*RECORDED INFORMATION*.
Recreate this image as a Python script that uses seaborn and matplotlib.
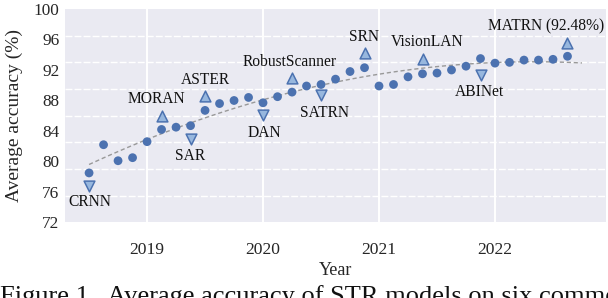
import numpy as np
import pandas as pd
import matplotlib
matplotlib.use("Agg")
import matplotlib.pyplot as plt
import seaborn as sns

# Datos: precision promedio (%) por fecha de publicacion
fecha = [2018.500, 2018.625, 2018.750, 2018.875, 2019.000, 2019.125, 2019.250, 2019.375,
         2019.500, 2019.625, 2019.750, 2019.875, 2020.000, 2020.125, 2020.250, 2020.375,
         2020.500, 2020.625, 2020.750, 2020.875, 2021.000, 2021.125, 2021.250, 2021.375,
         2021.500, 2021.625, 2021.750, 2021.875, 2022.000, 2022.125, 2022.250, 2022.375,
         2022.500, 2022.625]
precision = [78.5, 82.2, 80.1, 80.5, 82.6, 84.2, 84.5, 84.7,
             86.7, 87.6, 88.0, 88.4, 87.7, 88.5, 89.1, 89.9,
             90.1, 90.8, 91.8, 92.3, 89.9, 90.1, 91.1, 91.5,
             91.6, 92.0, 92.5, 93.5, 92.9, 93.0, 93.3, 93.3,
             93.4, 93.8]

# Modelos destacados (triangulos)
modelos = ["CRNN", "MORAN", "SAR", "ASTER", "DAN", "RobustScanner", "SATRN",
           "SRN", "VisionLAN", "ABINet", "MATRN (92.48%)"]
modelo_fecha = [2018.500, 2019.125, 2019.375, 2019.500, 2020.000, 2020.250, 2020.500,
                2020.875, 2021.375, 2021.875, 2022.625]
modelo_valor = [76.8, 86.0, 82.9, 88.6, 86.1, 91.0, 88.7, 94.25, 93.4, 91.3, 95.5]
modelo_dir = ["v", "^", "v", "^", "v", "^", "v", "^", "^", "v", "^"]

anios = [2019, 2020, 2021, 2022]
yticks = [72, 76, 80, 84, 88, 92, 96, 100]

df = pd.DataFrame({"fecha": fecha, "precision": precision})
dm = pd.DataFrame({"fecha": modelo_fecha, "valor": modelo_valor,
                   "modelo": modelos, "dir": modelo_dir})

sns.set_theme(style="darkgrid")
plt.rcParams["font.family"] = ["Liberation Serif", "DejaVu Serif"]

fig = plt.figure(figsize=(6.08, 2.98), dpi=100)
ax = fig.add_axes([0.107, 0.2534, 0.8897, 0.7164])

# linea de tendencia (ajuste cuadratico)
coef = np.polyfit(df["fecha"], df["precision"], 2)
xs = np.linspace(2018.5, 2022.75, 100)
ax.plot(xs, np.polyval(coef, xs), color="#999999", lw=1.0, ls=(0, (3, 2)), zorder=2)

sns.scatterplot(data=df, x="fecha", y="precision", color="#4C72B0", s=40,
                edgecolor="none", ax=ax, zorder=3)
for m in ["^", "v"]:
    sub = dm[dm["dir"] == m]
    sns.scatterplot(data=sub, x="fecha", y="valor", marker=m, s=60,
                    color="#97b7de", edgecolor="#4C72B0", linewidth=1.1,
                    ax=ax, zorder=3)

# desplazamientos de las etiquetas (pixeles)
desp = {"CRNN": (1, -16), "MORAN": (-5, 17), "SAR": (0, -17), "ASTER": (0, 16),
        "DAN": (1, -18), "RobustScanner": (-2, 16), "SATRN": (3, -18),
        "SRN": (-1, 16), "VisionLAN": (5, 17), "ABINet": (-1, -17),
        "MATRN (92.48%)": (-21, 17)}
for _, r in dm.iterrows():
    dx, dy = desp[r["modelo"]]
    ax.annotate(r["modelo"], (r["fecha"], r["valor"]), xytext=(dx * 0.72, dy * 0.72),
                textcoords="offset points", ha="center", va="center",
                fontsize=11.2, color="#111111")

ax.set_xlim(2018.293, 2022.957)
ax.set_ylim(72, 100)
ax.set_xticks(anios)
ax.set_xticklabels([str(a) for a in anios])
ax.set_yticks(yticks)
ax.set_yticks(np.arange(72, 100.01, 3.5), minor=True)
ax.tick_params(axis="x", pad=14, labelsize=12.6, length=0)
ax.tick_params(axis="y", pad=4, labelsize=12.4, length=0, which="both")
ax.grid(False)
ax.xaxis.grid(True, color="white", lw=1.4, ls="-")
ax.yaxis.grid(True, which="minor", color="white", lw=1.0, ls=(0, (5, 1.5)))
for s in ax.spines.values():
    s.set_visible(False)

ax.set_xlabel("Year", fontsize=13, labelpad=3)
ax.set_ylabel("Average accuracy (%)", fontsize=14, labelpad=8)

fig.text(0.0, 0.045, "Figure 1.  Average accuracy of STR models on six common benchmarks",
         fontsize=19, va="top", ha="left", color="#111111")

plt.savefig("out.png", dpi=100)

*AIM OF THE TASK*. Your task is to reproduce exactly the lines from the start of the data above through the line containing "93.4, 93.8]", leaving every picture out.

*CORRECT ANSWER*.
Recreate this image as a Python script that uses seaborn and matplotlib.
import numpy as np
import pandas as pd
import matplotlib
matplotlib.use("Agg")
import matplotlib.pyplot as plt
import seaborn as sns

# Datos: precision promedio (%) por fecha de publicacion
fecha = [2018.500, 2018.625, 2018.750, 2018.875, 2019.000, 2019.125, 2019.250, 2019.375,
         2019.500, 2019.625, 2019.750, 2019.875, 2020.000, 2020.125, 2020.250, 2020.375,
         2020.500, 2020.625, 2020.750, 2020.875, 2021.000, 2021.125, 2021.250, 2021.375,
         2021.500, 2021.625, 2021.750, 2021.875, 2022.000, 2022.125, 2022.250, 2022.375,
         2022.500, 2022.625]
precision = [78.5, 82.2, 80.1, 80.5, 82.6, 84.2, 84.5, 84.7,
             86.7, 87.6, 88.0, 88.4, 87.7, 88.5, 89.1, 89.9,
             90.1, 90.8, 91.8, 92.3, 89.9, 90.1, 91.1, 91.5,
             91.6, 92.0, 92.5, 93.5, 92.9, 93.0, 93.3, 93.3,
             93.4, 93.8]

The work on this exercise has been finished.